Techniques are also known for fixing sandy terrains in which a textile filamentary network, produced from at least one cable of continuous yarns, is incorporated into the sand. Thus, Patent Application FR-A-2,368,211 proposes adding a cable of 27,000 or 100,000 crimped filaments made of polyvinyl chloride, acrylonitrile or viscose in sand in order to stabilize dunes and to seed them. In this case, this is essentially to stabilize embankments and to limit wind erosion.

The invention has been developed for a different purpose, namely to stabilize grounds intended to support localized loads, like those due to trampling or being driven over by machines, while the upper layers are being installed and consequently to ensure stable support of the terrain or of the road constructed; the means proposed are also different.

The invention proposes a granular or pulverulent material intended for the production of grounds, terrain or carriageway layers or sublayers and including a mix based on inorganic or organic powders or granulates and on fibres, in which material the fibres are filaments in the form of bundles having a length less than 100 mm, especially inorganic fibres, in particular glass fibres with bundles consisting of at least 40 filaments, each having an individual diameter lying between 5 and 25 μm. Preferably, the bundles have a length lying between 20 and 50 mm.

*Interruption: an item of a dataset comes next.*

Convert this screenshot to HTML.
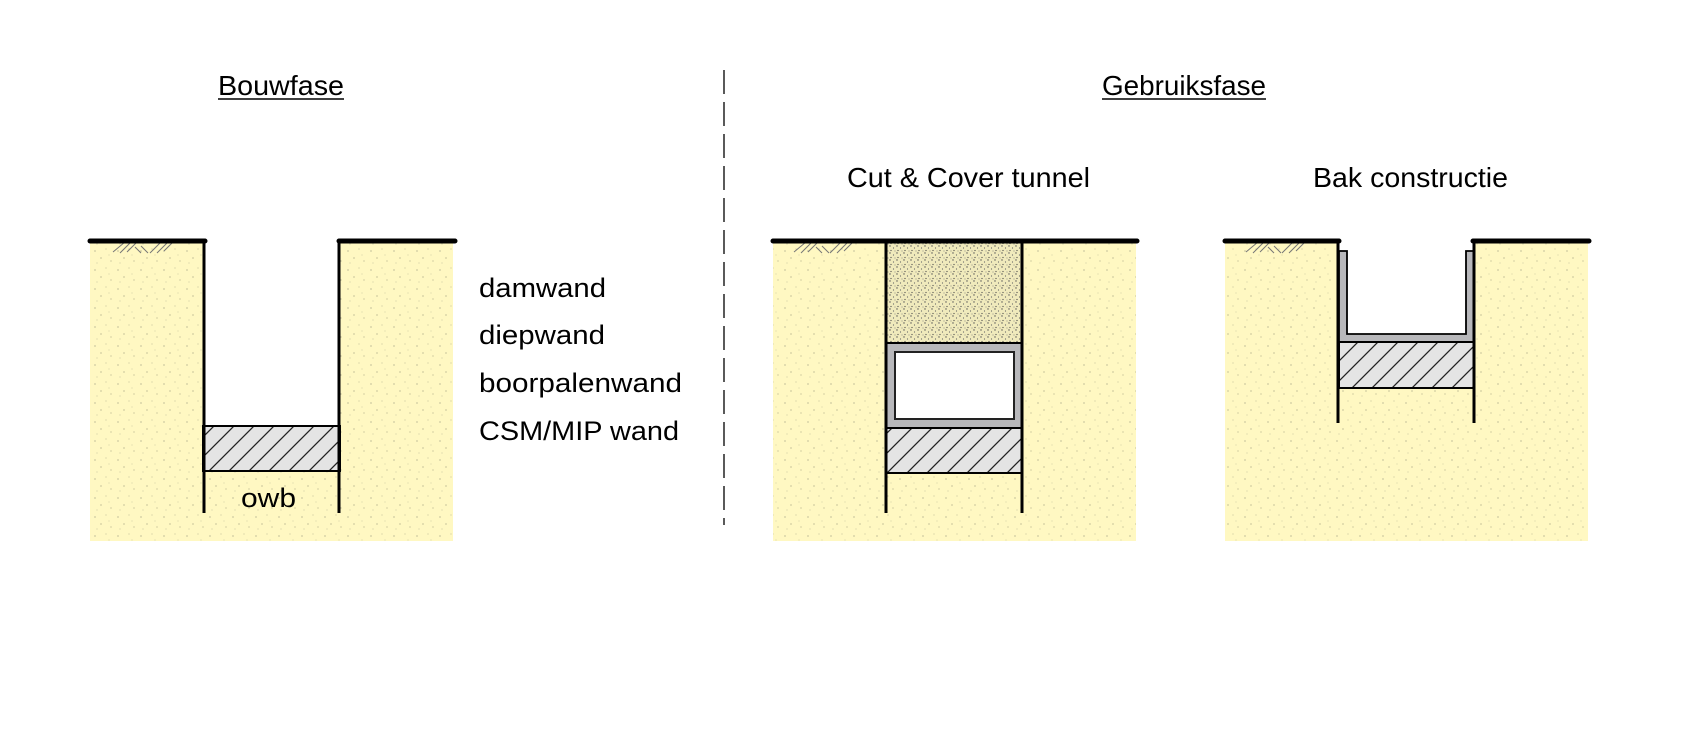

According to the invention, the amount by weight of the filament bundles in the mix lies between 0.01% and 0.5% and preferably between 0.01 and 0.1%. They are preferably cut from textile glass yarns, the filaments of which have a diameter lying between 10 and 16 μm, such as 11 or 14 μm. The powder, to which the glass filaments are added, advantageously essentially comprises industrial by-products, such as fly ash or slag, whereas the granulates are sand to which a variable quantity of hydraulic binder may be added. The invention also provides for the granulates to be sand-grit particles treated with hydraulic binders.

In a variant, the glass filaments are based on an alkali-resistant composition.

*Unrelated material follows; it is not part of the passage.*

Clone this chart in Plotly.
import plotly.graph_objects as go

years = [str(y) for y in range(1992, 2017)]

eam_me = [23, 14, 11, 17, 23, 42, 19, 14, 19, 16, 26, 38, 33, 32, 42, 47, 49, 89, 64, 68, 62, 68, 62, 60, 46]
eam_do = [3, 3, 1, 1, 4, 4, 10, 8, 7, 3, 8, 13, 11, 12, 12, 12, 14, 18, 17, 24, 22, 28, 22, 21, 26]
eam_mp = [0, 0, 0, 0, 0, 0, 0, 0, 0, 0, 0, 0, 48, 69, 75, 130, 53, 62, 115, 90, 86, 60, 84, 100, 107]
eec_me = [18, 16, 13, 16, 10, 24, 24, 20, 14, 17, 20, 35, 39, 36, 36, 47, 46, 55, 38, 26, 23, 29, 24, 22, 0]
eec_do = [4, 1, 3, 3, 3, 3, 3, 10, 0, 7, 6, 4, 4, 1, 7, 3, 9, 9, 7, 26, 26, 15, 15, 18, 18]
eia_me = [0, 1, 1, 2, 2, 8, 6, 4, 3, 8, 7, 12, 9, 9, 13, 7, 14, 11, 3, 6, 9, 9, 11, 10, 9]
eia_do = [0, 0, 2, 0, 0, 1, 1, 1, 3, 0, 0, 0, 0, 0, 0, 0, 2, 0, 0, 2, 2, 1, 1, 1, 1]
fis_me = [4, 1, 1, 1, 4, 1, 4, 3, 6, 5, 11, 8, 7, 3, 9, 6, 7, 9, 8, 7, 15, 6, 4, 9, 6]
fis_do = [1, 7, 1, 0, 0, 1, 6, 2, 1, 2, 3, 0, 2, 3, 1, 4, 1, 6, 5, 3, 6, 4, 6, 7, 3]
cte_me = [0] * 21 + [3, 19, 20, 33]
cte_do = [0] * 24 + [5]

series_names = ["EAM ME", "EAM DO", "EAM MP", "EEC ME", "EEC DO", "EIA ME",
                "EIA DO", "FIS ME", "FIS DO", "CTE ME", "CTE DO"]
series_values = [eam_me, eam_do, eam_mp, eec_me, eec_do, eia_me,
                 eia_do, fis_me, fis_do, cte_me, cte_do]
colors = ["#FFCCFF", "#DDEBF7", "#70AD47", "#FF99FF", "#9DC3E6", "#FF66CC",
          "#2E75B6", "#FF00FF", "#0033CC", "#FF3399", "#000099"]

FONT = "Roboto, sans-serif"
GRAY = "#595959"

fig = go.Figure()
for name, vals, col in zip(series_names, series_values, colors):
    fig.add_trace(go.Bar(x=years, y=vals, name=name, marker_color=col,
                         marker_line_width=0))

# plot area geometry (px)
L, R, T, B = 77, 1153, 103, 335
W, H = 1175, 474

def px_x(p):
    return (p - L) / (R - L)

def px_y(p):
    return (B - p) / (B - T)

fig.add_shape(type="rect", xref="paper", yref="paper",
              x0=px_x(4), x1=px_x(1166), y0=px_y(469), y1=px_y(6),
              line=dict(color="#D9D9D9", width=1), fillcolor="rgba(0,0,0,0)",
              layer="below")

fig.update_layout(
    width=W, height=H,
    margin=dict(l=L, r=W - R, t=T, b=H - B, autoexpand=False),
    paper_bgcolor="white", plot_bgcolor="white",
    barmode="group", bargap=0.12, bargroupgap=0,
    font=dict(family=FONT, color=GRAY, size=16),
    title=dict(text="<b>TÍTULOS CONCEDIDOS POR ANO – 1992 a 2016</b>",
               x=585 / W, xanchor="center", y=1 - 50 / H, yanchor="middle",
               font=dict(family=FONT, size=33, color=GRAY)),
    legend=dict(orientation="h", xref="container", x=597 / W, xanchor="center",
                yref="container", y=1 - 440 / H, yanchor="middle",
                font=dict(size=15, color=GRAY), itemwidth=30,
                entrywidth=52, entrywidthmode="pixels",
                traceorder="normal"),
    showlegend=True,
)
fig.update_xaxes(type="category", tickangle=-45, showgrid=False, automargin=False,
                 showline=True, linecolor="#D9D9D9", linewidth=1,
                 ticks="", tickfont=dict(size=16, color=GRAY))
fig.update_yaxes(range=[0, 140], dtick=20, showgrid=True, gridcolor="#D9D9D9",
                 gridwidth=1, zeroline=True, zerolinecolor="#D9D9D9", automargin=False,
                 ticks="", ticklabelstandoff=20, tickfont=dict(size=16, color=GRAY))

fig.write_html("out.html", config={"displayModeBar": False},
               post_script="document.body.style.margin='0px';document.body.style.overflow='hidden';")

The granular material according to the invention allows production of grounds, terrain or carriageway layers or sublayers which have, compared to known fibre-filled pulverulent materials, the advantage of at least equivalent performance despite small quantities of fibres.

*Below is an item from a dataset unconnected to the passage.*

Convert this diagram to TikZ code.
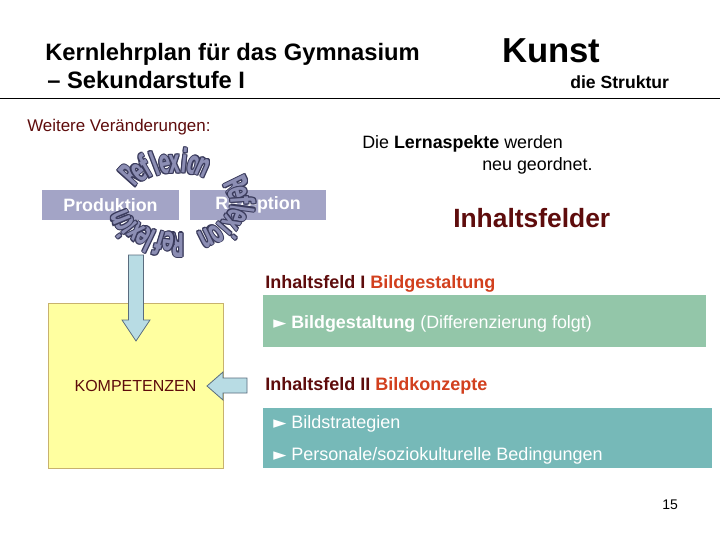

The invention also relates to a method for making up a mix of inorganic granulates and glass fibres which is intended to form a subgrade for carriageways; it includes the following steps which are linked together in succession or are carried out simultaneously:

deposition of a layer of granulates onto a transporter;

deposition, by gravity, onto the previous layer, of filament bundles which have been obtained by cutting at least one roving of textile glass yarns;

possibly covering of the filament bundles by a layer of granulates;

and, finally, mixing the granulates with the filament bundles.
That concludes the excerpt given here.